What you should do: Could you copy exactly the lines from the start of the records through the one containing "optimizeSmall, patchLarge, optimizeLarge];", both included, and leave out the pictures?
+-------+
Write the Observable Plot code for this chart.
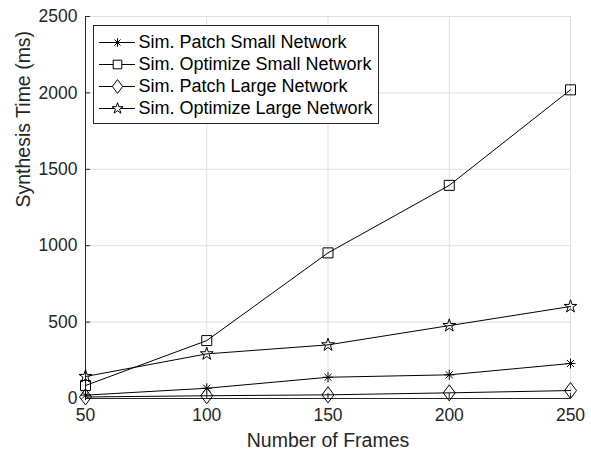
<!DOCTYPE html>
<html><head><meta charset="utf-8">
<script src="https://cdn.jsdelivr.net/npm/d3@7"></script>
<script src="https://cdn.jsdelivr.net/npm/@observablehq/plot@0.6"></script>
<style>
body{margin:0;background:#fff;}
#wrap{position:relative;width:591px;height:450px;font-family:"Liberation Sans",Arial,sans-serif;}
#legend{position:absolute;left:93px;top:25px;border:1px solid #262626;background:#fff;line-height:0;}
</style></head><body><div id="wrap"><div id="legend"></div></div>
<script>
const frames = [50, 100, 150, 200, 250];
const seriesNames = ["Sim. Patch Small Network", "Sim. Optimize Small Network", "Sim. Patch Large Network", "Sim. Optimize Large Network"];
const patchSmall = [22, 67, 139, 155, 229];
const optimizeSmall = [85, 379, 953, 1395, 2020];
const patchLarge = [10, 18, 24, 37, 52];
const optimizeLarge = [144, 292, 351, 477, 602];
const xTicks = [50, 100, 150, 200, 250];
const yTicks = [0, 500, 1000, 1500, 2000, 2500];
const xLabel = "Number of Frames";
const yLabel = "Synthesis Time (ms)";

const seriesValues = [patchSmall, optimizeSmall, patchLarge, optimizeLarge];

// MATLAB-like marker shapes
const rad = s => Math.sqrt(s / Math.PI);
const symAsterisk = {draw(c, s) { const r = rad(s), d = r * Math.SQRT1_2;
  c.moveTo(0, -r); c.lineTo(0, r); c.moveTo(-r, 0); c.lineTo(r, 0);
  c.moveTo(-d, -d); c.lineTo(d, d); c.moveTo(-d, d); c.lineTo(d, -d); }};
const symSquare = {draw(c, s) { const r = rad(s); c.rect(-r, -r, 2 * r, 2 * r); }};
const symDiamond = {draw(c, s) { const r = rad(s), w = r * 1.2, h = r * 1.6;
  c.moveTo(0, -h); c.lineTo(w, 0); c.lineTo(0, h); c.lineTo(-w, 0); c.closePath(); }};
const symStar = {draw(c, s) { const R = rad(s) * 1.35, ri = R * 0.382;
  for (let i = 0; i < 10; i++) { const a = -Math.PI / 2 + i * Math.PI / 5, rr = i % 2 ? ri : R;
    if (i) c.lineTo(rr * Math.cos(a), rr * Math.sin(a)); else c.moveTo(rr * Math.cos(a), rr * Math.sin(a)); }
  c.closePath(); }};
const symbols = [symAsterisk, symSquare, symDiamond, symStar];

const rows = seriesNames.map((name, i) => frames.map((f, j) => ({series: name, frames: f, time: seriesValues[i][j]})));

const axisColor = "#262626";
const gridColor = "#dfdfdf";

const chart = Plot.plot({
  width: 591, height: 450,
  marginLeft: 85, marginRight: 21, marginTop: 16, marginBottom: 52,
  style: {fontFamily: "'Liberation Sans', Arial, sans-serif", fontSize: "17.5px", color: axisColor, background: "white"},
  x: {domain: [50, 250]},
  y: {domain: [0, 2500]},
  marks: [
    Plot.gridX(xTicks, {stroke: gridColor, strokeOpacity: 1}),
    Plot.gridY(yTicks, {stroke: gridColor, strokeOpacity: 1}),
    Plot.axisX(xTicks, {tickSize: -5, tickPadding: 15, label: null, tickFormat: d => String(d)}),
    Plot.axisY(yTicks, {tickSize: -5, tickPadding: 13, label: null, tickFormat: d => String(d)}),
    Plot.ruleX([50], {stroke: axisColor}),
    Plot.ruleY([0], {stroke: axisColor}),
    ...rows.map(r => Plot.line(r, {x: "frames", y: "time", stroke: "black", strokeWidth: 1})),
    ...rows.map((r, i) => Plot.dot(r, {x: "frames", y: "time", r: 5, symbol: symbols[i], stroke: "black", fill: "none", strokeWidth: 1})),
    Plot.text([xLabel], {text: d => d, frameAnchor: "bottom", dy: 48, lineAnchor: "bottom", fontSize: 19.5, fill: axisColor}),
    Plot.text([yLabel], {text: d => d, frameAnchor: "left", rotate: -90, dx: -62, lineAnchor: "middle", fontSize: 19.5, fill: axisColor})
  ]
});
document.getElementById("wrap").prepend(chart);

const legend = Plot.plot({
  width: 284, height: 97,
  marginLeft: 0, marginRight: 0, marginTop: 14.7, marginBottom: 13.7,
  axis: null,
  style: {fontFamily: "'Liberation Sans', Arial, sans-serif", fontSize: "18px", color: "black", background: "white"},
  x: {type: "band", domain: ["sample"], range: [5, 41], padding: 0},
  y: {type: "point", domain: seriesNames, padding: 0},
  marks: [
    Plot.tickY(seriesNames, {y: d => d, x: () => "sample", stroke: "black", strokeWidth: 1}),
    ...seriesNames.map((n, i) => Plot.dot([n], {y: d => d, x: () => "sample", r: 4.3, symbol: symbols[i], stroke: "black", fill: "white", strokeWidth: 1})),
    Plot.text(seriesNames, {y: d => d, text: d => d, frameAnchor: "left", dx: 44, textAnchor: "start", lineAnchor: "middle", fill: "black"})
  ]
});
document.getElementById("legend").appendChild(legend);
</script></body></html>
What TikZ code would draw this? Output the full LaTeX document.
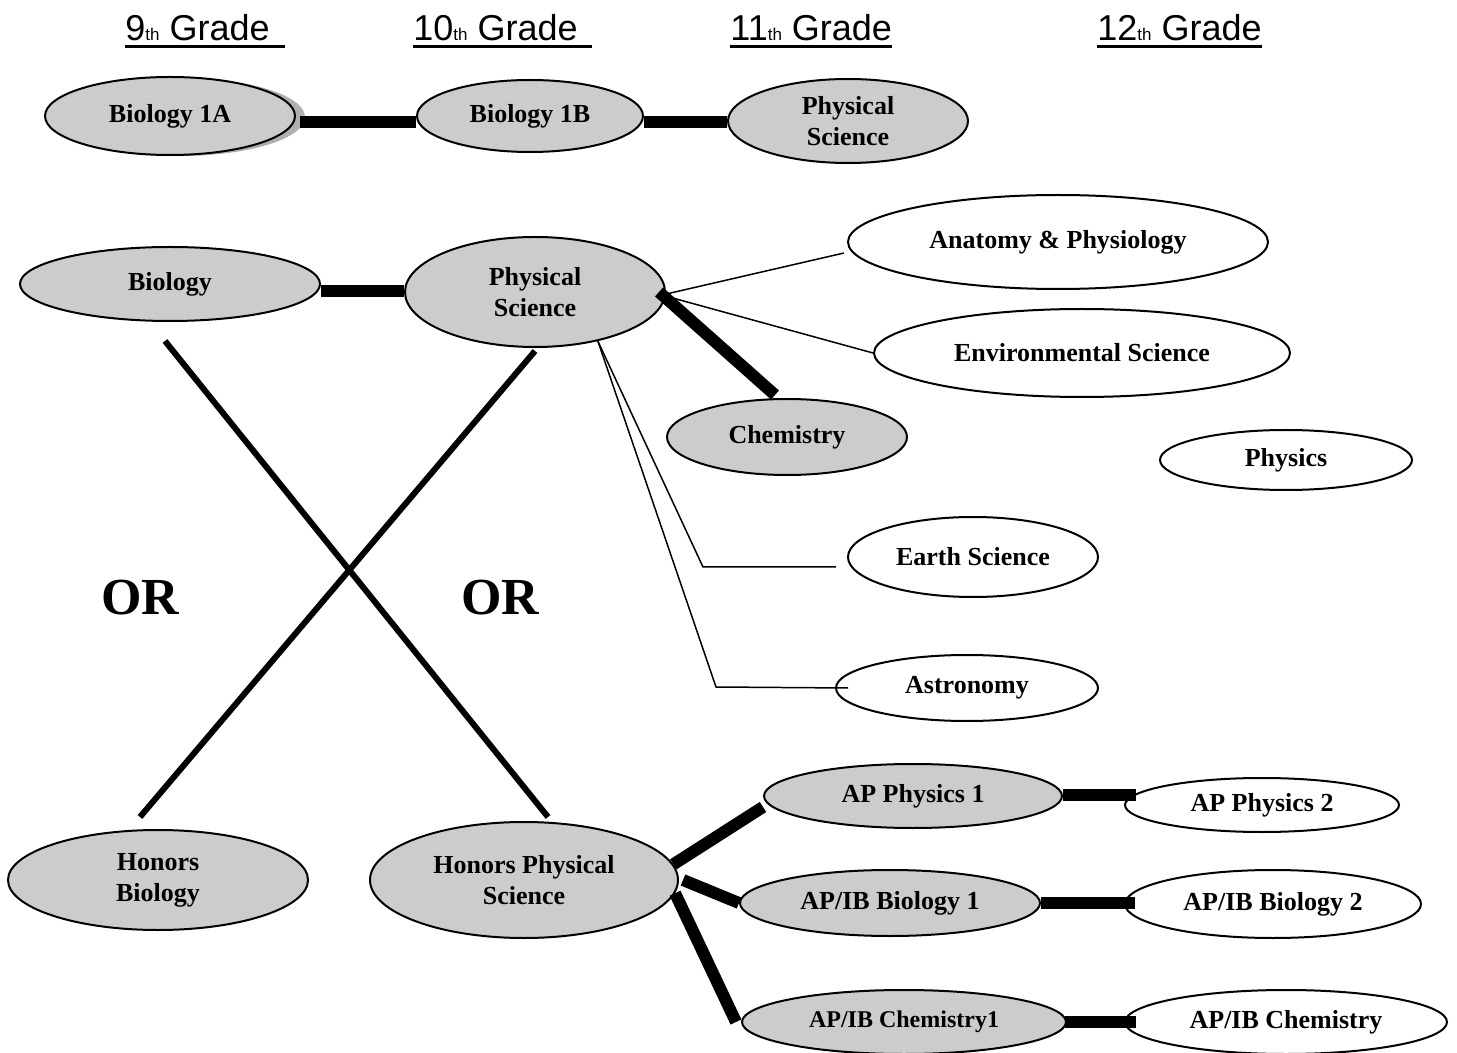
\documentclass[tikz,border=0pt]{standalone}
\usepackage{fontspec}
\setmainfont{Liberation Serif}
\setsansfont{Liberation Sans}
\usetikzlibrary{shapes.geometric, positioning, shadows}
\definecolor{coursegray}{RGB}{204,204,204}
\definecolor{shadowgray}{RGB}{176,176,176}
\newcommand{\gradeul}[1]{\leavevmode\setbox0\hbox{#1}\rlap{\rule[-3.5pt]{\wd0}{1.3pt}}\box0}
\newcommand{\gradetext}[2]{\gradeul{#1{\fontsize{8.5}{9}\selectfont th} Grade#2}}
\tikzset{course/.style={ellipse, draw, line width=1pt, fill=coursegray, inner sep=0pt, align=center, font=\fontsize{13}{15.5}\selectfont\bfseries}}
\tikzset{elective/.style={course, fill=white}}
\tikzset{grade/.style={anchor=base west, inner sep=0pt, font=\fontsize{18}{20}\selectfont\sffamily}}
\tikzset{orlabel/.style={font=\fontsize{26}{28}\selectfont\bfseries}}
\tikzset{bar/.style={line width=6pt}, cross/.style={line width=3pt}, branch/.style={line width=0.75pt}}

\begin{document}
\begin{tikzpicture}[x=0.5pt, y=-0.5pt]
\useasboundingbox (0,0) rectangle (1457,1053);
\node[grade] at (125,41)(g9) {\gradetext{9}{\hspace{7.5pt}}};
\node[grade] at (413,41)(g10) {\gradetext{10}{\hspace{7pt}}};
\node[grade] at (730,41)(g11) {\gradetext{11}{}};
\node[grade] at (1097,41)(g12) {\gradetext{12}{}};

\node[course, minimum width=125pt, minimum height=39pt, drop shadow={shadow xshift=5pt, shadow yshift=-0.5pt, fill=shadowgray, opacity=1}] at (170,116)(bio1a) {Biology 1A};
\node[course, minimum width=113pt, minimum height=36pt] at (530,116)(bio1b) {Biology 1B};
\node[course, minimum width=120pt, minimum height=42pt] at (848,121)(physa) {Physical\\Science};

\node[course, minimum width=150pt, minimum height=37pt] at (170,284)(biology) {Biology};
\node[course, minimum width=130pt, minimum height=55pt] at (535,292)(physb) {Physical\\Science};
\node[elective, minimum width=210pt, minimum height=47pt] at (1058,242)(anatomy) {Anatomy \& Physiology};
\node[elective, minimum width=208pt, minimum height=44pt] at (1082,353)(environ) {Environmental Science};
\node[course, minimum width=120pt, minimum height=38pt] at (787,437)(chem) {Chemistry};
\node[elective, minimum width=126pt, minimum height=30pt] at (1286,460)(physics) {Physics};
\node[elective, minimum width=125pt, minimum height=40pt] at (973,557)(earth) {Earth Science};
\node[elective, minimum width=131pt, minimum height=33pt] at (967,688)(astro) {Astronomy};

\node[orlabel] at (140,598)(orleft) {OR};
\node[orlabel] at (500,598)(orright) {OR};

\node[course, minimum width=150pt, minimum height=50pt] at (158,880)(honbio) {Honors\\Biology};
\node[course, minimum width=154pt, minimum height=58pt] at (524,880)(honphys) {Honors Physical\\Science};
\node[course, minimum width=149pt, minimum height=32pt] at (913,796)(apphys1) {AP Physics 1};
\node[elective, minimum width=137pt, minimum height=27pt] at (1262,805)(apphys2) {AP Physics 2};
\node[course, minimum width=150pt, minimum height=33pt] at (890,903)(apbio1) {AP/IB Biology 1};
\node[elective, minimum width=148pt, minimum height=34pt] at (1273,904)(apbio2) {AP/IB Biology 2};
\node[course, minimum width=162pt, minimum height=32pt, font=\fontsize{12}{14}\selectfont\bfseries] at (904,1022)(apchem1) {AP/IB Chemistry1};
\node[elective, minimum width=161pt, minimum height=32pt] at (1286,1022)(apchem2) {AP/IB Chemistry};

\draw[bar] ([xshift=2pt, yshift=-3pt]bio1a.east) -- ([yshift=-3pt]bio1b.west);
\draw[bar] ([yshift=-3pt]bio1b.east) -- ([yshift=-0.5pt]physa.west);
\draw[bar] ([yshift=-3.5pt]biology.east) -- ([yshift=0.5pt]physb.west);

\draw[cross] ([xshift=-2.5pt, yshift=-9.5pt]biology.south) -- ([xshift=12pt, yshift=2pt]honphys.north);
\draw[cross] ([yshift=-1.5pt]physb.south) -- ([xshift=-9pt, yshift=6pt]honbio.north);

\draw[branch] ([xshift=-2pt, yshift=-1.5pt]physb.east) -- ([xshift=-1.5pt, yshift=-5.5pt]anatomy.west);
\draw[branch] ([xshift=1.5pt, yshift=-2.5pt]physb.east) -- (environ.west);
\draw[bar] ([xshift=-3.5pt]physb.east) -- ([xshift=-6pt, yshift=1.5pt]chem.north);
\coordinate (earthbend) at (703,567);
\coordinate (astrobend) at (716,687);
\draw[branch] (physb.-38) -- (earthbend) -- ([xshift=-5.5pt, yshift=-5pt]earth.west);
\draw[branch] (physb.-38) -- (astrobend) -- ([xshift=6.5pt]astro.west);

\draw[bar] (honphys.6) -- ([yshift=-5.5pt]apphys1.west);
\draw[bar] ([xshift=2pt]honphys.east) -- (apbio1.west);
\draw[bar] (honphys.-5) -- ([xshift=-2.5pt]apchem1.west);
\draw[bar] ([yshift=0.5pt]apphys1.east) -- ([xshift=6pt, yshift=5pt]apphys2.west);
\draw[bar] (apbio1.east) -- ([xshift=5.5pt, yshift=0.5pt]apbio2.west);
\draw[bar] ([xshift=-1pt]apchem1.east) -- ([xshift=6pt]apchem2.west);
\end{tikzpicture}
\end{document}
+-------+
Answer below:
Write the Observable Plot code for this chart.
<!DOCTYPE html>
<html><head><meta charset="utf-8">
<script src="https://cdn.jsdelivr.net/npm/d3@7"></script>
<script src="https://cdn.jsdelivr.net/npm/@observablehq/plot@0.6"></script>
<style>
body{margin:0;background:#fff;}
#wrap{position:relative;width:591px;height:450px;font-family:"Liberation Sans",Arial,sans-serif;}
#legend{position:absolute;left:93px;top:25px;border:1px solid #262626;background:#fff;line-height:0;}
</style></head><body><div id="wrap"><div id="legend"></div></div>
<script>
const frames = [50, 100, 150, 200, 250];
const seriesNames = ["Sim. Patch Small Network", "Sim. Optimize Small Network", "Sim. Patch Large Network", "Sim. Optimize Large Network"];
const patchSmall = [22, 67, 139, 155, 229];
const optimizeSmall = [85, 379, 953, 1395, 2020];
const patchLarge = [10, 18, 24, 37, 52];
const optimizeLarge = [144, 292, 351, 477, 602];
const xTicks = [50, 100, 150, 200, 250];
const yTicks = [0, 500, 1000, 1500, 2000, 2500];
const xLabel = "Number of Frames";
const yLabel = "Synthesis Time (ms)";

const seriesValues = [patchSmall, optimizeSmall, patchLarge, optimizeLarge];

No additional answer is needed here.